## Aim of the task
Say how many lines contain "this"; the answer is the number alone.

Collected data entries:
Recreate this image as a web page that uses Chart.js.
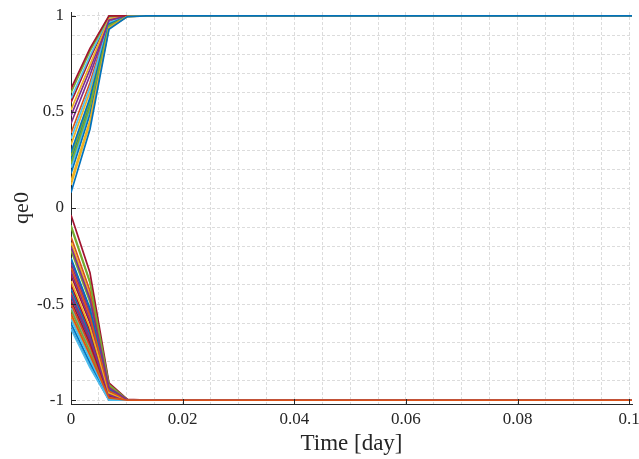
<!DOCTYPE html>
<html>
<head>
<meta charset="utf-8">
<script src="https://cdn.jsdelivr.net/npm/chart.js@4.4.0/dist/chart.umd.min.js"></script>
<style>
  html, body { margin: 0; padding: 0; background: #fff; }
  #wrap { width: 639px; height: 459px; position: relative; }
</style>
</head>
<body>
<div id="wrap"><canvas id="grafico"></canvas></div>
<script>
// instantes de tempo (dia)
const times = [0, 0.0034, 0.0068, 0.0101, 0.0135, 0.1005];

// valores de qe0 em cada instante, um valor por curva (50 curvas)
const q0 = [0.08, -0.55, 0.14, -0.20, 0.23, -0.63, 0.62, 0.29, -0.31, -0.38,
            0.44, -0.10, 0.36, -0.036, -0.26, 0.39, 0.51, -0.45, 0.60, -0.58,
            -0.48, 0.18, -0.50, 0.12, -0.33, -0.22, 0.21, -0.40, -0.42, -0.15,
            -0.18, -0.29, -0.53, -0.52, -0.35, -0.60, -0.44, -0.56, -0.27, -0.09,
            -0.61, -0.62, -0.46, -0.57, 0.33, 0.48, 0.27, 0.57, 0.55, 0.25];
const q1 = [0.41, -0.764, 0.457, -0.473, 0.527, -0.83, 0.831, 0.574, -0.564, -0.622,
            0.691, -0.39, 0.628, -0.337, -0.523, 0.652, 0.745, -0.68, 0.816, -0.788,
            -0.705, 0.488, -0.722, 0.441, -0.581, -0.49, 0.511, -0.639, -0.656, -0.432,
            -0.456, -0.548, -0.747, -0.739, -0.598, -0.805, -0.672, -0.772, -0.531, -0.382,
            -0.813, -0.822, -0.689, -0.78, 0.605, 0.722, 0.558, 0.792, 0.777, 0.543];
const q2 = [0.93, -0.988, 0.938, -0.935, 0.949, -1.0, 1.0, 0.957, -0.952, -0.962,
            0.977, -0.92, 0.966, -0.91, -0.944, 0.97, 0.985, -0.973, 0.997, -0.992,
            -0.977, 0.943, -0.98, 0.935, -0.955, -0.938, 0.947, -0.965, -0.968, -0.928,
            -0.932, -0.949, -0.985, -0.983, -0.958, -0.995, -0.971, -0.989, -0.946, -0.918,
            -0.997, -1.0, -0.974, -0.991, 0.963, 0.981, 0.955, 0.993, 0.99, 0.952];
const q3 = [0.996, -1.0, 0.997, -0.998, 0.998, -1.0, 1.0, 0.998, -0.999, -0.999,
            1.0, -0.997, 0.999, -0.996, -0.999, 0.999, 1.0, -1.0, 1.0, -1.0,
            -1.0, 0.997, -1.0, 0.996, -0.999, -0.998, 0.997, -1.0, -1.0, -0.998,
            -0.998, -0.999, -1.0, -1.0, -0.999, -1.0, -1.0, -1.0, -0.999, -0.997,
            -1.0, -1.0, -1.0, -1.0, 0.999, 1.0, 0.998, 1.0, 1.0, 0.998];
const qFinal = [1, -1, 1, -1, 1, -1, 1, 1, -1, -1,
                1, -1, 1, -1, -1, 1, 1, -1, 1, -1,
                -1, 1, -1, 1, -1, -1, 1, -1, -1, -1,
                -1, -1, -1, -1, -1, -1, -1, -1, -1, -1,
                -1, -1, -1, -1, 1, 1, 1, 1, 1, 1];

// rotulos dos eixos
const xTickLabels = ['0', '0.02', '0.04', '0.06', '0.08', '0.1'];
const yTickLabels = ['-1', '-0.5', '0', '0.5', '1'];

// cores padrao do MATLAB
const cores = ['#0072BD', '#D95319', '#EDB120', '#7E2F8E', '#77AC30', '#4DBEEE', '#A2142F'];

const datasets = q0.map((v, i) => ({
  label: 'q' + i,
  data: [
    { x: times[0], y: q0[i] },
    { x: times[1], y: q1[i] },
    { x: times[2], y: q2[i] },
    { x: times[3], y: q3[i] },
    { x: times[4], y: qFinal[i] },
    { x: times[5], y: qFinal[i] }
  ],
  borderColor: cores[i % cores.length],
  borderWidth: 1.7,
  pointRadius: 0,
  tension: 0,
  fill: false
}));

const fonte = "'Liberation Serif', 'DejaVu Serif', serif";
const corGrade = '#dcdcdc';

// ticks de 0.005 em x e 0.1 em y (grade menor)
function ticksX(scale) {
  const t = [];
  for (let k = 0; k <= 20; k++) t.push({ value: +(k * 0.005).toFixed(4) });
  scale.ticks = t;
}
function ticksY(scale) {
  const t = [];
  for (let k = -10; k <= 10; k++) t.push({ value: +(k * 0.1).toFixed(2) });
  scale.ticks = t;
}

// marcas dos ticks para dentro, estilo MATLAB
const ticksParaDentro = {
  id: 'ticksParaDentro',
  afterDraw(chart) {
    const c = chart.ctx;
    const xs = chart.scales.x, ys = chart.scales.y;
    c.save();
    c.strokeStyle = '#262626';
    c.lineWidth = 1;
    c.beginPath();
    xTickLabels.forEach(l => {
      const px = Math.round(xs.getPixelForValue(parseFloat(l))) + 0.5;
      c.moveTo(px, ys.bottom);
      c.lineTo(px, ys.bottom - 5);
    });
    yTickLabels.forEach(l => {
      const py = Math.round(ys.getPixelForValue(parseFloat(l))) + 0.5;
      c.moveTo(xs.left, py);
      c.lineTo(xs.left + 5, py);
    });
    c.stroke();
    c.restore();
  }
};

new Chart(document.getElementById('grafico').getContext('2d'), {
  type: 'line',
  data: { datasets: datasets },
  plugins: [ticksParaDentro],
  options: {
    responsive: true,
    maintainAspectRatio: false,
    animation: false,
    layout: { padding: { top: 12, right: 7, left: 0, bottom: 0 } },
    plugins: { legend: { display: false }, tooltip: { enabled: false } },
    scales: {
      x: {
        type: 'linear',
        min: 0,
        max: 0.1005,
        afterBuildTicks: ticksX,
        afterFit: s => { s.height = 55; s.paddingLeft = 0; s.paddingRight = 0; },
        grid: { color: corGrade, lineWidth: 1, drawTicks: false },
        border: { display: true, color: '#262626', width: 1, dash: ctx => ctx.tick ? [3, 2] : [] },
        ticks: {
          autoSkip: false,
          maxRotation: 0,
          padding: 5,
          color: '#262626',
          font: { family: fonte, size: 17 },
          callback: v => {
            const l = xTickLabels.find(s => Math.abs(parseFloat(s) - v) < 1e-6);
            return l === undefined ? '' : l;
          }
        },
        title: {
          display: true,
          text: 'Time [day]',
          color: '#262626',
          font: { family: fonte, size: 23 },
          padding: { top: 4, bottom: 1 }
        }
      },
      y: {
        type: 'linear',
        min: -1.02,
        max: 1.02,
        afterBuildTicks: ticksY,
        afterFit: s => { s.width = 71; s.paddingTop = 0; s.paddingBottom = 0; },
        grid: { color: corGrade, lineWidth: 1, drawTicks: false },
        border: { display: true, color: '#262626', width: 1, dash: ctx => ctx.tick ? [3, 2] : [] },
        ticks: {
          autoSkip: false,
          padding: 7,
          color: '#262626',
          font: { family: fonte, size: 17 },
          callback: v => {
            const l = yTickLabels.find(s => Math.abs(parseFloat(s) - v) < 1e-6);
            return l === undefined ? '' : l;
          }
        },
        title: {
          display: true,
          text: 'qe0',
          color: '#262626',
          font: { family: fonte, size: 22 },
          padding: { top: 9, bottom: 10 }
        }
      }
    }
  }
});
</script>
</body>
</html>
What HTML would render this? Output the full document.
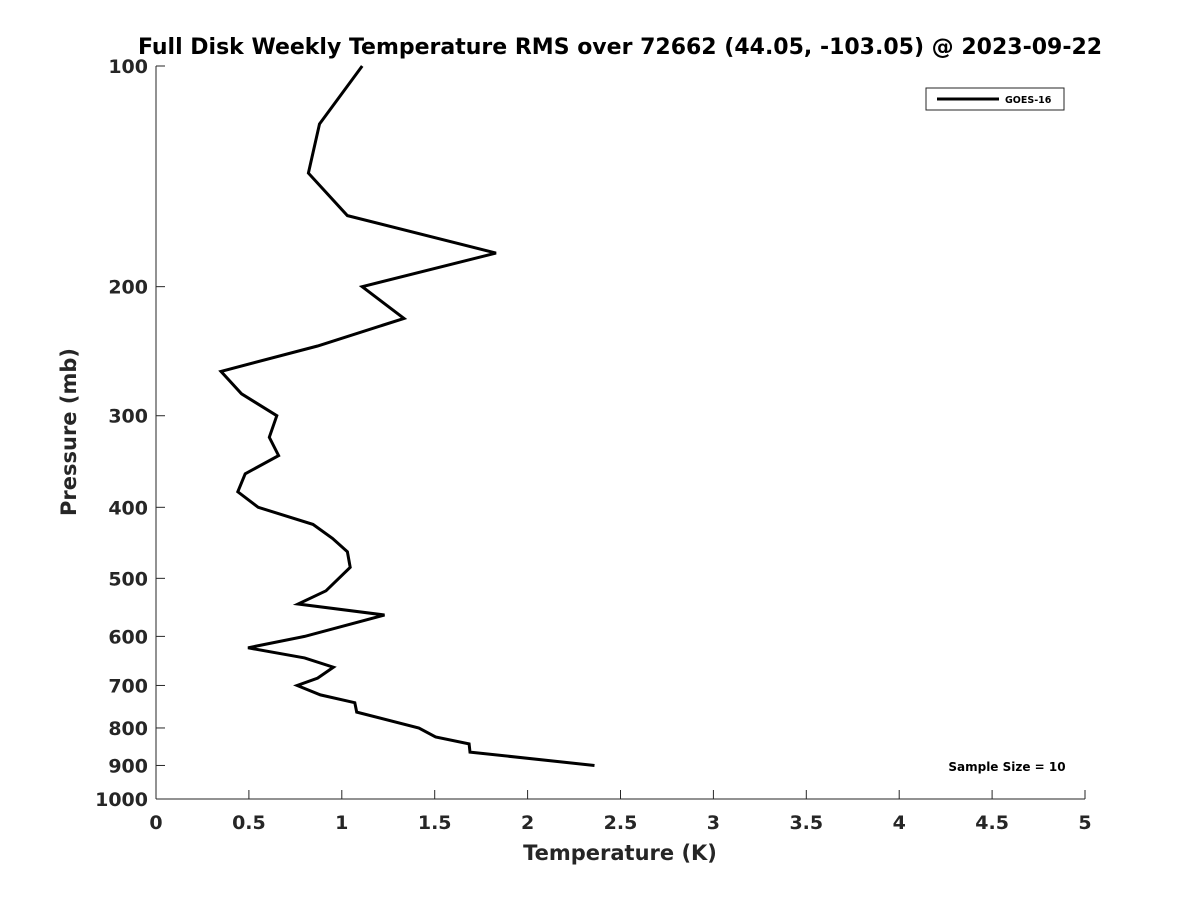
<!DOCTYPE html>
<html><head><meta charset="utf-8"><style>
body{margin:0;background:#fff;}
svg text{font-family:"DejaVu Sans","Liberation Sans",sans-serif;font-weight:bold;fill:#262626;}
</style></head><body>
<svg id="chart" width="1200" height="900" xmlns="http://www.w3.org/2000/svg">
<rect width="1200" height="900" fill="#fff"/>
<text x="620" y="54" text-anchor="middle" font-size="22" style="fill:#000">Full Disk Weekly Temperature RMS over 72662 (44.05, -103.05) @ 2023-09-22</text>
<g id="axes"></g>
<path id="line" fill="none" stroke="#000" stroke-width="3" stroke-linejoin="miter"/>
<g>
<rect x="926" y="88" width="138" height="22" fill="#fff" stroke="#262626" stroke-width="1"/>
<line x1="937" y1="99" x2="999" y2="99" stroke="#000" stroke-width="3"/>
<text x="1005" y="103" font-size="9.5" style="fill:#000">GOES-16</text>
</g>
<text x="1007" y="771" text-anchor="middle" font-size="12" style="fill:#000">Sample Size = 10</text>
<text x="620" y="860" text-anchor="middle" font-size="21">Temperature (K)</text>
<text transform="translate(76,432) rotate(-90)" text-anchor="middle" font-size="21">Pressure (mb)</text>
</svg>
<script>
const pressures=[100,120,140,160,180,200,221,241,261,280,300,321,340,360,381,400,422,441,460,483,520,542,561,600,622,642,661,684,700,721,739,761,800,823,841,863,900];
const temps=[1.11,0.88,0.82,1.03,1.83,1.11,1.335,0.87,0.35,0.46,0.65,0.61,0.66,0.48,0.44,0.55,0.845,0.95,1.03,1.045,0.915,0.765,1.23,0.8,0.495,0.8,0.955,0.87,0.76,0.885,1.07,1.08,1.415,1.505,1.685,1.69,2.36];
const xTicks=[0,0.5,1,1.5,2,2.5,3,3.5,4,4.5,5];
const yTicks=[100,200,300,400,500,600,700,800,900,1000];
const L=156,R=1085,T=66,B=799;
const xs=v=>L+(v-0)/(5-0)*(R-L);
const ys=p=>T+(Math.log10(p)-2)/1*(B-T);
const ns="http://www.w3.org/2000/svg";
const ax=document.getElementById('axes');
function mk(tag,attrs,txt){const e=document.createElementNS(ns,tag);for(const k in attrs)e.setAttribute(k,attrs[k]);if(txt!==undefined)e.textContent=txt;ax.appendChild(e);return e;}
let e=mk('line',{x1:L,y1:B,x2:R,y2:B,stroke:'#262626','stroke-width':1});


e=mk('line',{x1:L,y1:T,x2:L,y2:B,stroke:'#262626','stroke-width':1});


xTicks.forEach(v=>{const x=xs(v);
mk('line',{x1:x,y1:B,x2:x,y2:B-9,stroke:'#262626','stroke-width':1});
const t=mk('text',{x:x,y:B+30,'text-anchor':'middle','font-size':19},String(v));

});
yTicks.forEach(p=>{const y=ys(p);
mk('line',{x1:L,y1:y,x2:L+9,y2:y,stroke:'#262626','stroke-width':1});
const t=mk('text',{x:L-8,y:y+7,'text-anchor':'end','font-size':19},String(p));

});
document.getElementById('line').setAttribute('d',pressures.map((p,i)=>(i?'L':'M')+xs(temps[i]).toFixed(1)+','+ys(p).toFixed(1)).join(''));
</script>
</body></html>
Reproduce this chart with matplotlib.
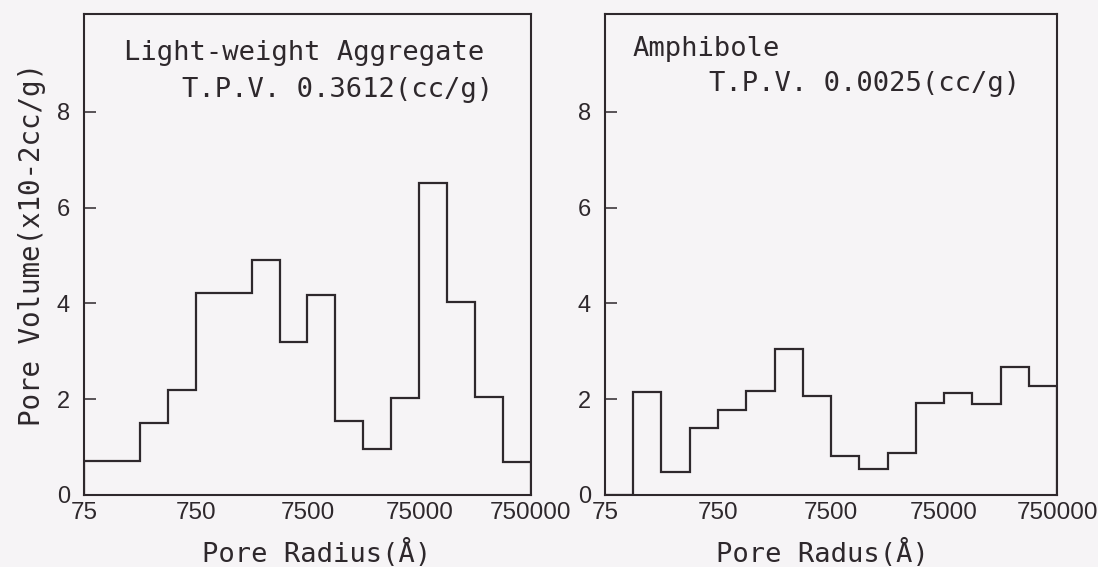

## Exercise output
3